There are only a few options to change here. They are described below.

Metadata fields[edit]

  • Global live state: There are 6 adjustable states. There are two state levels. Domain level, and URL level. Domain level states override URL level states.
    • (none): This option will unset any domain level state applied to the domain. URL level states will be applied by the bot going forward.
    • Alive: Changes all URLs live state to Alive at the URL level. All URLs will be considered alive and regularly scanned with a 1 week waiting period.
    • Dead: Changes all URLs’ live state to dead at the URL level. All URLs will be considered dead and regularly scanned with a 3 day waiting period.
    • Permalive (Whitelisted): Applies the Whitelisted state at the domain level. URL level states will be overridden, unless the individual URL is either whitelisted or blacklisted. All URLs will be considered alive and will not be scanned.
    • Permadead (Blacklisted): Applies the Blacklisted state at the domain level. URL level states will be overridden, unless the individual URL state is either whitelisted or blacklisted.

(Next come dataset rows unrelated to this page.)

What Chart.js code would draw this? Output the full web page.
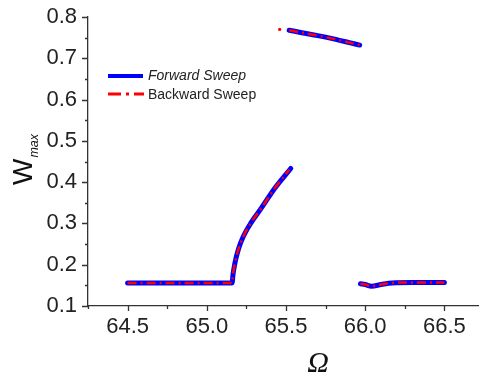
<!DOCTYPE html>
<html>
<head>
<meta charset="utf-8">
<script src="https://cdn.jsdelivr.net/npm/chart.js@4"></script>
<style>
  html, body { margin: 0; padding: 0; background: #fff; overflow: hidden; }
  #wrap { width: 485px; height: 377px; }
</style>
</head>
<body>
<div id="wrap"><canvas id="chart" width="485" height="377"></canvas></div>
<script>
// --- Data (null = break in the curve) ---
const forwardX = [64.5, 64.75, 65.0, 65.16, 65.165, 65.177, 65.2, 65.229, 65.28, 65.344, 65.427, 65.53,
                  null,
                  65.52, 65.6, 65.7, 65.8, 65.9, 65.965,
                  null,
                  65.97, 66.0, 66.04, 66.1, 66.17, 66.3, 66.5];
const forwardY = [0.156, 0.156, 0.156, 0.156, 0.175, 0.203, 0.238, 0.267, 0.302, 0.337, 0.384, 0.433,
                  null,
                  0.768, 0.762, 0.755, 0.747, 0.738, 0.732,
                  null,
                  0.154, 0.152, 0.148, 0.152, 0.156, 0.157, 0.157];

const backwardX = [64.5, 64.75, 65.0, 65.16, 65.165, 65.177, 65.2, 65.229, 65.28, 65.344, 65.427, 65.52,
                   null,
                   65.46,
                   null,
                   65.52, 65.6, 65.7, 65.8, 65.9, 65.965,
                   null,
                   65.97, 66.0, 66.04, 66.1, 66.17, 66.3, 66.5];
const backwardY = [0.156, 0.156, 0.156, 0.156, 0.175, 0.203, 0.238, 0.267, 0.302, 0.337, 0.384, 0.43,
                   null,
                   0.770,
                   null,
                   0.768, 0.762, 0.755, 0.747, 0.738, 0.732,
                   null,
                   0.154, 0.152, 0.148, 0.152, 0.156, 0.157, 0.157];

const xMin = 64.25, xMax = 66.75, xStep = 0.25;
const yMin = 0.1, yMax = 0.8, yStep = 0.05;

const seriesNames = ["Forward Sweep", "Backward Sweep"];
const FONT = "'Liberation Sans', Arial, sans-serif";

function toPoints(xs, ys) {
    return xs.map((x, i) => ({ x: x === null ? NaN : x, y: ys[i] }));
}

// Is v a multiple of step (within float noise)?
function isMajor(v, step) {
    const r = v / step;
    return Math.abs(r - Math.round(r)) < 1e-6;
}

// Draw a single dot where a point has gaps on both sides
function isolatedRadius(ctx) {
    const d = ctx.dataset.data;
    const i = ctx.dataIndex;
    const prev = d[i - 1], next = d[i + 1];
    const lonely = (!prev || prev.y === null) && (!next || next.y === null);
    return lonely ? 1.6 : 0;
}

// --- Custom drawing: tick marks, axis titles, legend ---
const extrasPlugin = {
    id: "extras",
    afterDraw(chart) {
        const c = chart.ctx;
        const xs = chart.scales.x, ys = chart.scales.y;
        const area = chart.chartArea;

        c.save();
        c.strokeStyle = "#333";
        c.lineWidth = 1.3;
        c.beginPath();
        xs.ticks.forEach(t => {
            const px = Math.round(xs.getPixelForValue(t.value)) + 0.5;
            const len = isMajor(t.value, 0.5) ? 5 : 3;
            c.moveTo(px, area.bottom);
            c.lineTo(px, area.bottom + len);
        });
        ys.ticks.forEach(t => {
            const py = Math.round(ys.getPixelForValue(t.value)) + 0.5;
            const len = isMajor(t.value, 0.1) ? 6 : 3;
            c.moveTo(area.left, py);
            c.lineTo(area.left - len, py);
        });
        c.stroke();

        // y title: W with subscript "max", rotated
        c.fillStyle = "#111";
        c.translate(32, 185);
        c.rotate(-Math.PI / 2);
        c.textAlign = "left";
        c.textBaseline = "alphabetic";
        c.font = "28px " + FONT;
        c.fillText("W", 0, 0);
        const wW = c.measureText("W").width;
        c.font = "italic 12.5px " + FONT;
        c.fillText("max", wW + 1, 6);
        c.restore();

        // x title: Omega
        c.save();
        c.fillStyle = "#111";
        c.font = "italic 30px 'Liberation Serif', 'Times New Roman', serif";
        c.textAlign = "center";
        c.textBaseline = "alphabetic";
        c.fillText("\u03A9", 318, 372);
        c.restore();

        // legend
        c.save();
        c.lineCap = "butt";
        c.strokeStyle = "#0000ff";
        c.lineWidth = 4;
        c.beginPath();
        c.moveTo(108, 76);
        c.lineTo(143, 76);
        c.stroke();
        c.strokeStyle = "#ff0000";
        c.lineWidth = 3;
        c.setLineDash([13, 5, 3, 5]);
        c.beginPath();
        c.moveTo(108, 94);
        c.lineTo(144, 94);
        c.stroke();
        c.setLineDash([]);
        c.fillStyle = "#222";
        c.textAlign = "left";
        c.textBaseline = "middle";
        c.font = "italic 14px " + FONT;
        c.fillText(seriesNames[0], 148, 76);
        c.font = "14px " + FONT;
        c.fillText(seriesNames[1], 148, 95);
        c.restore();
    }
};

const ctx = document.getElementById("chart").getContext("2d");

new Chart(ctx, {
    type: "line",
    data: {
        datasets: [
            {
                label: seriesNames[1],
                data: toPoints(backwardX, backwardY),
                borderColor: "#ff0000",
                backgroundColor: "#ff0000",
                borderWidth: 2.5,
                borderDash: [9, 4, 2, 4],
                pointRadius: isolatedRadius,
                pointHoverRadius: 0,
                pointBorderWidth: 0,
                cubicInterpolationMode: "monotone",
                spanGaps: false,
                order: 0
            },
            {
                label: seriesNames[0],
                data: toPoints(forwardX, forwardY),
                borderColor: "#0000ff",
                borderWidth: 5,
                borderCapStyle: "round",
                borderJoinStyle: "round",
                pointRadius: 0,
                cubicInterpolationMode: "monotone",
                spanGaps: false,
                order: 1
            }
        ]
    },
    options: {
        responsive: false,
        animation: false,
        layout: { padding: { top: 17, right: 1, left: 0, bottom: 0 } },
        plugins: {
            legend: { display: false },
            tooltip: { enabled: false }
        },
        scales: {
            x: {
                type: "linear",
                min: xMin,
                max: xMax,
                afterFit: s => { s.height = 71; s.paddingLeft = 0; s.paddingRight = 0; },
                grid: { display: false, drawTicks: false },
                border: { display: true, color: "#333", width: 1.3 },
                ticks: {
                    stepSize: xStep,
                    autoSkip: false,
                    maxRotation: 0,
                    padding: 8,
                    color: "#222",
                    font: { family: FONT, size: 22 },
                    callback: v => isMajor(v, 0.5) ? v.toFixed(1) : ""
                }
            },
            y: {
                type: "linear",
                min: yMin,
                max: yMax,
                afterFit: s => { s.width = 88; s.paddingTop = 0; s.paddingBottom = 0; },
                grid: { display: false, drawTicks: false },
                border: { display: true, color: "#333", width: 1.3 },
                ticks: {
                    stepSize: yStep,
                    autoSkip: false,
                    padding: 11,
                    color: "#222",
                    font: { family: FONT, size: 22 },
                    callback: v => isMajor(v, 0.1) ? v.toFixed(1) : ""
                }
            }
        }
    },
    plugins: [extrasPlugin]
});
</script>
</body>
</html>
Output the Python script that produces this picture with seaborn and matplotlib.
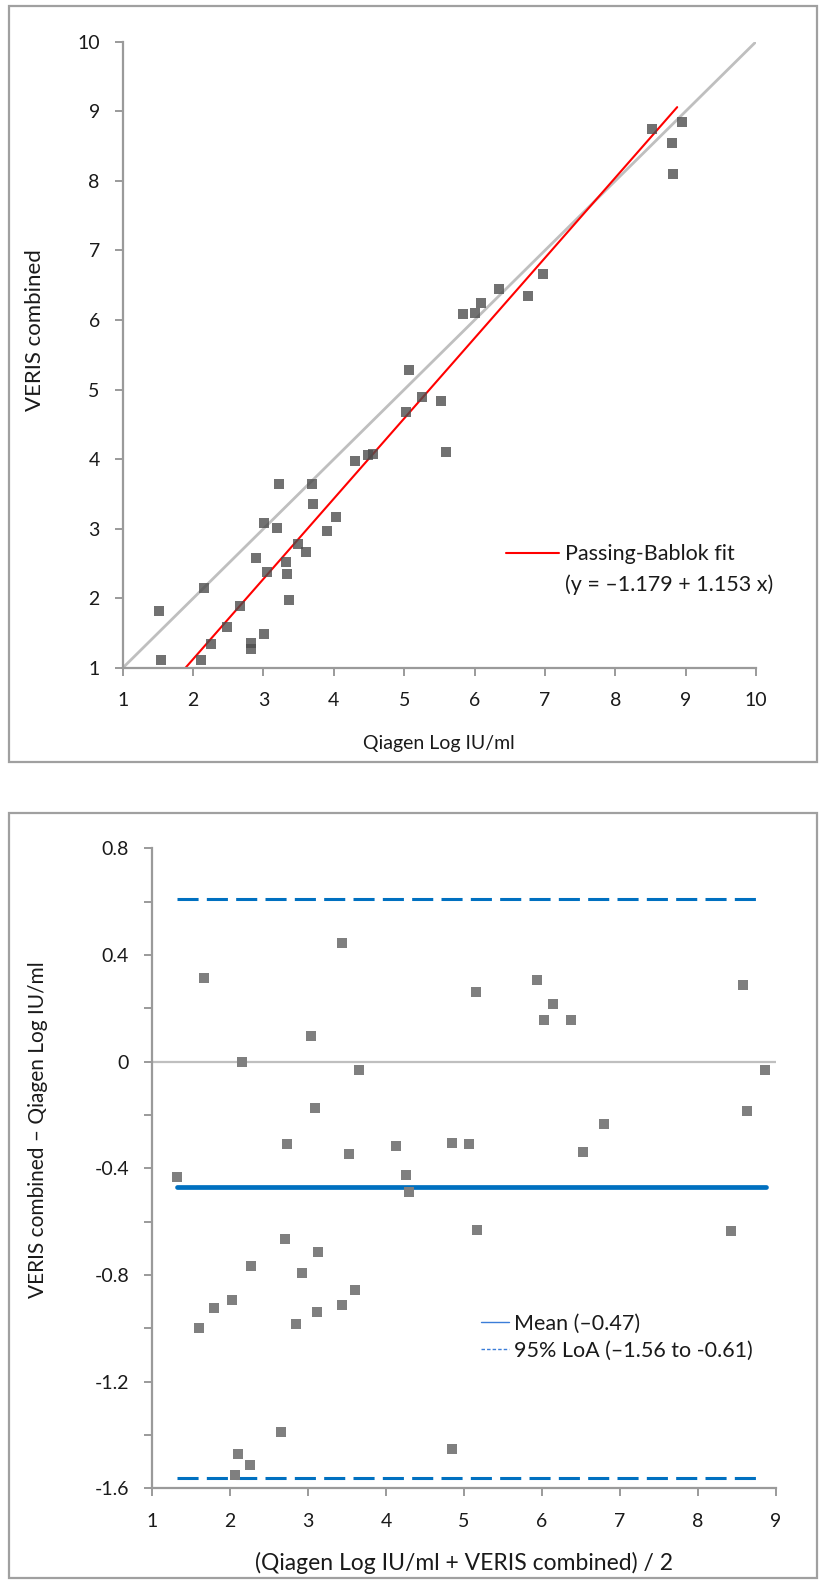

    • Subscription site: Applies the subscription site state at the domain level. Individual URLs’ states WILL NOT be overridden. When a the URL scan produces a result that may be consistent with a site requiring an account to access, the individual URL will be set to Subscription Site. URLs will still be treated with their respective URL level states.
    • (mixed): This is a non-selectable option. It simply tells you that the domain level state settings are not consistent among the domains selected to be modified.
  • Delete archive URLs: This allows you to purge all URLs under the selected domains of their saved archive URLs. You can additionally set the restriction of how new archive URLs will be allowed to be saved going forward. Pick one of the options.
  • Optionally, you may add a reason for your change, which will be visible under the individual URL, and click Submit.